Palin is not up to the job, and it should be obvious to anyone who watched both the interviews and this debate. As one commentator pointed out, she often didn't understand the question in the first place.

I'm not saying she's stupid. But at this point she's not prepared to run the United States of America. I'd say this if she were a Democrat. By age 46 she would have some grasp of world affairs and how the economy works if she had the slightest interest in these things. She just doesn't. I admire how she took on her own party's establishment in Alaska, but that's not enough.

And all the talk about how she's more prepared than Obama is just whistling past the graveyard. Go back and watch the first debate between Obama and McCain. I don't agree with him about a lot of things, but he obviously has what it takes to be president, as does Biden.

I was once a liberal Republican--yes, such people existed in large numbers back in the 50s. Now only a handful are left in the GOP, drowned out by chanting loons who are conservatives in name only. I miss the party of responsible conservative people like Eisenhower, who established the national highway system. Today's Republicans would brand him a So-shul-ist for having done so.
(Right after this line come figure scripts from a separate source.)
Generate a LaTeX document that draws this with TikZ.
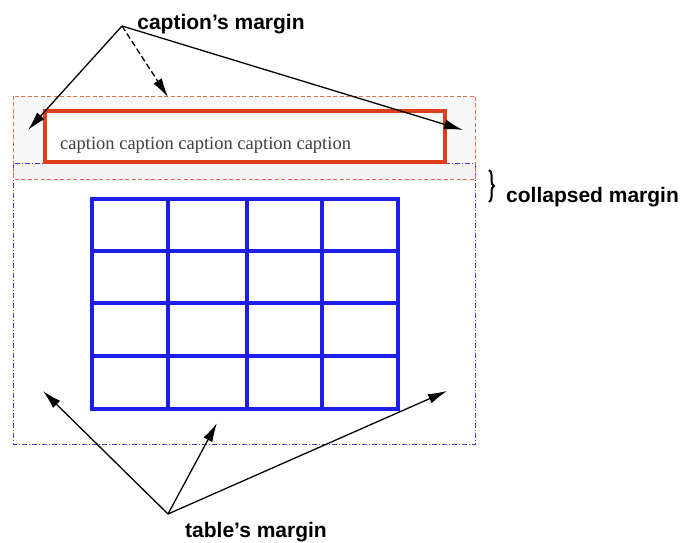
\documentclass[tikz,border=0pt]{standalone}
\usepackage{fontspec}
\setmainfont{Liberation Serif}
\setsansfont{Liberation Sans}
\usetikzlibrary{positioning,arrows.meta,decorations.pathreplacing}
\definecolor{capred}{RGB}{222,64,28}
\definecolor{marred}{RGB}{226,112,72}
\definecolor{tblblue}{RGB}{30,30,235}
\definecolor{marblue}{RGB}{72,62,200}

\begin{document}
\begin{tikzpicture}[x=1pt, y=-1pt,
  lbl/.style={font=\sffamily\bfseries\fontsize{21}{24}\selectfont, inner sep=1pt},
  capbox/.style={draw=capred, line width=4pt, fill=white, minimum width=399.5pt, minimum height=50.5pt, inner sep=0pt},
  captxt/.style={font=\fontsize{18.5}{20}\selectfont, text=black!75, inner sep=0pt},
  redmar/.style={draw=marred, dash pattern=on 4pt off 2.5pt, line width=0.9pt},
  bluemar/.style={draw=marblue, dash pattern=on 5pt off 2pt on 1pt off 2pt, line width=0.9pt},
  tblline/.style={draw=tblblue, line width=3.5pt},
  ptr/.style={-{Latex[length=19pt,width=10pt]}, line width=1.3pt},
  dptr/.style={ptr, dash pattern=on 6pt off 3pt}
]
\useasboundingbox (0,0) rectangle (686,543);

% margins: caption (red) and table (blue), overlap shaded
\fill[gray!5] (13,96) rectangle (475.5,179);
\fill[gray!9] (13,163) rectangle (475.5,179);
\draw[bluemar] (13,163) rectangle (475.5,444);
\draw[redmar] (13,96) rectangle (475.5,179);

% caption box
\node[capbox] (cap) at (244.75,136.25) {};
\node[captxt, anchor=base west] (captext) at (60,149) {caption caption caption caption caption};

% table
\draw[tblline] (92,199) rectangle (398,409);
\foreach \x in {168,247,322} \draw[tblline] (\x,199) -- (\x,409);
\foreach \y in {251,303,356} \draw[tblline] (92,\y) -- (398,\y);

% labels
\node[lbl] (capm) at (221,24) {caption’s margin};
\node[lbl] (tblm) at (256,532) {table’s margin};
\node[lbl, anchor=base west] (colm) at (505,202) {collapsed margin};
\draw[decorate, decoration={brace, amplitude=5pt}, line width=2pt] (489,170) -- (489,202);

% pointers
\coordinate (cmsrc) at (122,26);
\coordinate (ct1) at (28,130);
\coordinate (ct2) at (168,97);
\coordinate (ct3) at (463,130);
\coordinate (tmsrc) at (168,514);
\coordinate (tt1) at (43,391);
\coordinate (tt2) at (217,423);
\coordinate (tt3) at (447,391);
\draw[ptr] (cmsrc) -- (ct1);
\draw[dptr] (cmsrc) -- (ct2);
\draw[ptr] (cmsrc) -- (ct3);
\foreach \t in {tt1,tt2,tt3} \draw[ptr] (tmsrc) -- (\t);
\end{tikzpicture}
\end{document}
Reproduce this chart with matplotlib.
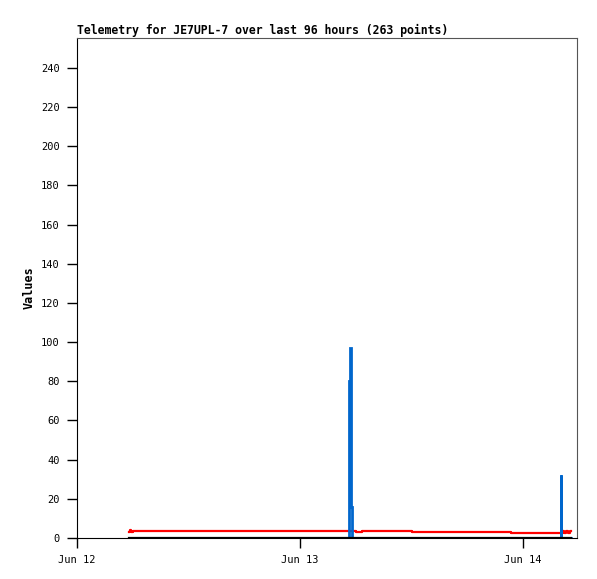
import matplotlib.pyplot as plt

# hours since Jun 12 00:00
red_t = [5.60, 5.75, 5.85, 6.05, 29.27, 30.03, 30.67, 36.05, 46.71, 51.98,
         52.25, 52.45, 52.65, 52.85, 53.05, 53.20]
red_v = [3.0, 4.0, 3.0, 3.8, 3.8, 3.0, 3.8, 3.3, 2.8, 2.8,
         3.8, 2.8, 3.8, 2.8, 3.8, 3.8]

blue_t = [5.60, 29.27, 29.33, 29.50, 29.58, 52.05, 52.12, 53.20]
blue_v = [0, 80, 97, 16, 0, 32, 0, 0]

black_t = [5.60, 53.20]
black_v = [0, 0]

tick_hours = [0, 24, 48]
tick_labels = ['Jun 12', 'Jun 13', 'Jun 14']
y_ticks = list(range(0, 241, 20))

plt.rcParams['font.family'] = ['DejaVu Sans Mono']

fig = plt.figure(figsize=(5.97, 5.79), dpi=100)
ax = fig.add_axes([77 / 597, 41 / 579, 500 / 597, 500 / 579])

ax.plot(red_t, red_v, color='#ff0000', lw=1.6, drawstyle='steps-post', zorder=2)
ax.plot(blue_t, blue_v, color='#0066cc', lw=2.0, drawstyle='steps-post',
        solid_joinstyle='miter', zorder=3)
ax.plot(black_t, black_v, color='black', lw=1.6, drawstyle='steps-post', zorder=4)

ax.set_xlim(0, 53.8)
ax.set_ylim(0, 255.3)
ax.set_xticks(tick_hours)
ax.set_xticklabels(tick_labels)
ax.set_yticks(y_ticks)
ax.tick_params(direction='out', length=7, width=1, labelsize=7.5)
ax.tick_params(axis='y', pad=5.5)
ax.tick_params(axis='x', pad=5)

for side in ['top', 'right']:
    ax.spines[side].set_color('#555555')
for side in ['left', 'bottom']:
    ax.spines[side].set_color('black')

ax.set_ylabel('Values', fontsize=8.5, fontweight='bold', labelpad=4)
ax.set_title('Telemetry for JE7UPL-7 over last 96 hours (263 points)',
             fontsize=8.3, fontweight='bold', loc='left', pad=3)

fig.savefig('out.png', dpi=100)
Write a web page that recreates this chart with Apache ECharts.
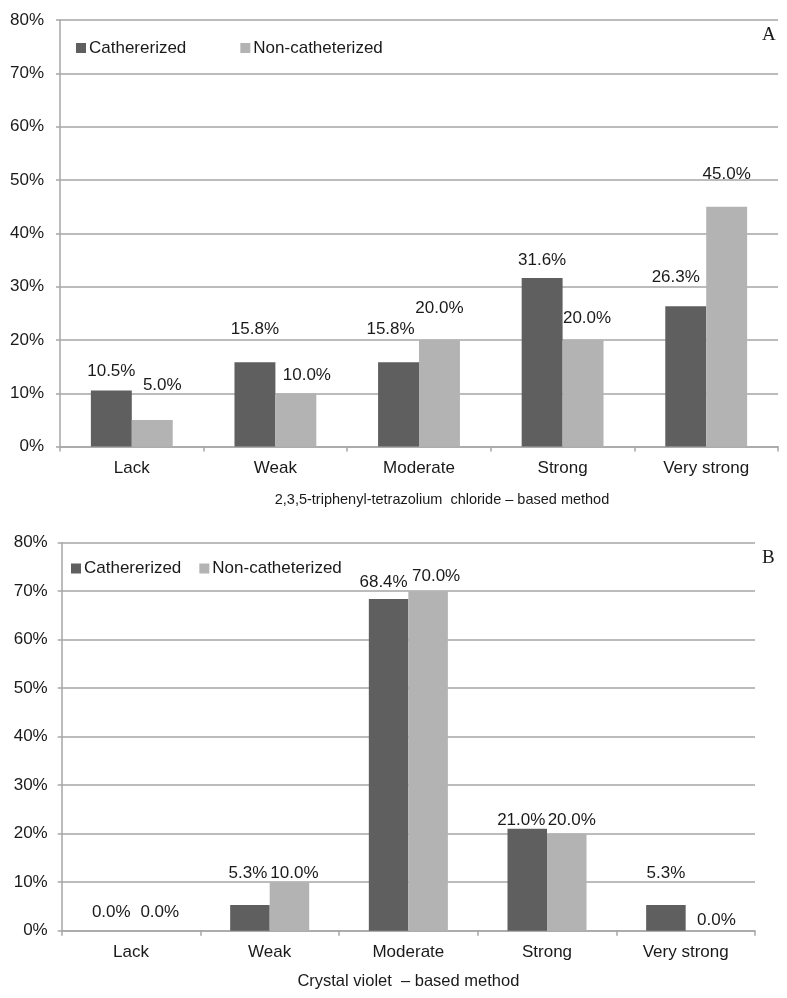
<!DOCTYPE html>
<html>
<head>
<meta charset="utf-8">
<script src="https://cdn.jsdelivr.net/npm/echarts@6/dist/echarts.min.js"></script>
<style>
html,body{margin:0;padding:0;background:#fff;}
#chart{width:787px;height:998px;}
</style>
</head>
<body>
<div id="chart"></div>
<script>
// ---- data ----
const categories = ['Lack', 'Weak', 'Moderate', 'Strong', 'Very strong'];
const seriesNames = ['Cathererized', 'Non-catheterized'];
const ttcCatheterized = [10.5, 15.8, 15.8, 31.6, 26.3];
const ttcNonCatheterized = [5.0, 10.0, 20.0, 20.0, 45.0];
const cvCatheterized = [0.0, 5.3, 68.4, 21.0, 5.3];
const cvNonCatheterized = [0.0, 10.0, 70.0, 20.0, 0.0];
const xTitleA = '2,3,5-triphenyl-tetrazolium  chloride \u2013 based method';
const xTitleB = 'Crystal violet  \u2013 based method';
const panelLetters = ['A', 'B'];
const yTickMax = 80, yTickStep = 10;

// ---- label nudges (styling only) ----
const nudgeA_cath = [[0,0],[0,-14],[-8,-14],[0,2],[-10,-10]];
const nudgeA_non  = [[10,-15],[11,2],[0,-12],[4,-2],[0,-13]];
const nudgeB_cath = [[0,1],[-2,-12],[-5,3],[-6,11],[0,-12]];
const nudgeB_non  = [[9,1],[5,11],[8,5],[5,6],[11,9]];

const FONT = 'Liberation Sans, Arial, sans-serif';
const TXT = '#1a1a1a';
const DARK = '#5f5f5f';
const LIGHT = '#b3b3b3';
const GRID = '#a6a6a6';

function items(values, nudges) {
  return values.map((v, i) => ({
    value: v,
    label: { offset: nudges[i] }
  }));
}

function barSeries(name, values, nudges, color, idx) {
  return {
    type: 'bar',
    name: name,
    xAxisIndex: idx, yAxisIndex: idx,
    data: items(values, nudges),
    barGap: '0%',
    barCategoryGap: '43%',
    itemStyle: { color: color },
    emphasis: { disabled: true },
    label: {
      show: true, position: 'top', distance: 11,
      formatter: p => p.value.toFixed(1) + '%',
      fontFamily: FONT, fontSize: 17, color: TXT
    }
  };
}

function xAxis(idx, title, nameGap, nameSize, pad) {
  return {
    type: 'category', gridIndex: idx, data: categories,
    axisLine: { lineStyle: { color: GRID, width: 1.5 } },
    axisTick: { show: true, length: 5, lineStyle: { color: GRID, width: 1.5 } },
    axisLabel: { fontFamily: FONT, fontSize: 17, color: TXT, margin: 13 },
    name: title, nameLocation: 'middle', nameGap: nameGap,
    nameTextStyle: { fontFamily: FONT, fontSize: nameSize, color: TXT, padding: pad }
  };
}

function yAxis(idx, margin) {
  return {
    type: 'value', gridIndex: idx, min: 0, max: yTickMax, interval: yTickStep,
    axisLine: { show: true, lineStyle: { color: GRID, width: 1.5 } },
    axisTick: { show: true, length: 4, lineStyle: { color: GRID, width: 1.5 } },
    splitLine: { lineStyle: { color: GRID, width: 1.5 } },
    axisLabel: { formatter: '{value}%', fontFamily: FONT, fontSize: 17, color: TXT, margin: margin }
  };
}

function legend(left, top, gap) {
  return {
    left: left, top: top, padding: 0, itemWidth: 10, itemHeight: 10, itemGap: gap,
    icon: 'rect', selectedMode: false,
    data: seriesNames,
    textStyle: { fontFamily: FONT, fontSize: 17, color: TXT, padding: [0, 0, 0, -2] }
  };
}

const chart = echarts.init(document.getElementById('chart'), null, { renderer: 'canvas' });
chart.setOption({
  backgroundColor: '#fff',
  animation: false,
  grid: [
    { left: 60, right: 9, top: 20, height: 426.6 },
    { left: 61.7, right: 32, top: 542.7, height: 388 }
  ],
  legend: [legend(76, 39.5, 54), legend(71, 560, 18)],
  xAxis: [xAxis(0, xTitleA, 46, 14.5, [0, 0, 0, 46]), xAxis(1, xTitleB, 42, 16.5, [0, 0, 0, 0])],
  yAxis: [yAxis(0, 16), yAxis(1, 14)],
  series: [
    barSeries(seriesNames[0], ttcCatheterized, nudgeA_cath, DARK, 0),
    barSeries(seriesNames[1], ttcNonCatheterized, nudgeA_non, LIGHT, 0),
    barSeries(seriesNames[0], cvCatheterized, nudgeB_cath, DARK, 1),
    barSeries(seriesNames[1], cvNonCatheterized, nudgeB_non, LIGHT, 1)
  ],
  graphic: [
    { type: 'text', left: 762, top: 26, style: { text: panelLetters[0], font: '19px "Liberation Serif", "Times New Roman", serif', fill: TXT } },
    { type: 'text', left: 762, top: 549, style: { text: panelLetters[1], font: '19px "Liberation Serif", "Times New Roman", serif', fill: TXT } }
  ]
});
</script>
</body>
</html>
And now my former party gives me a VP nominee who falls short of the mark--breathtakingly so.

What has the GOP come to?

Communism is ownership of business by government. What do you call ownership of government by business? Whatever it is, that's what the GOP now stands for.

This economic fiasco isn't completely the GOP's fault--but it is mostly. I only hope the GOP will be able to reform itself so it actually represents actually conservative Americans again.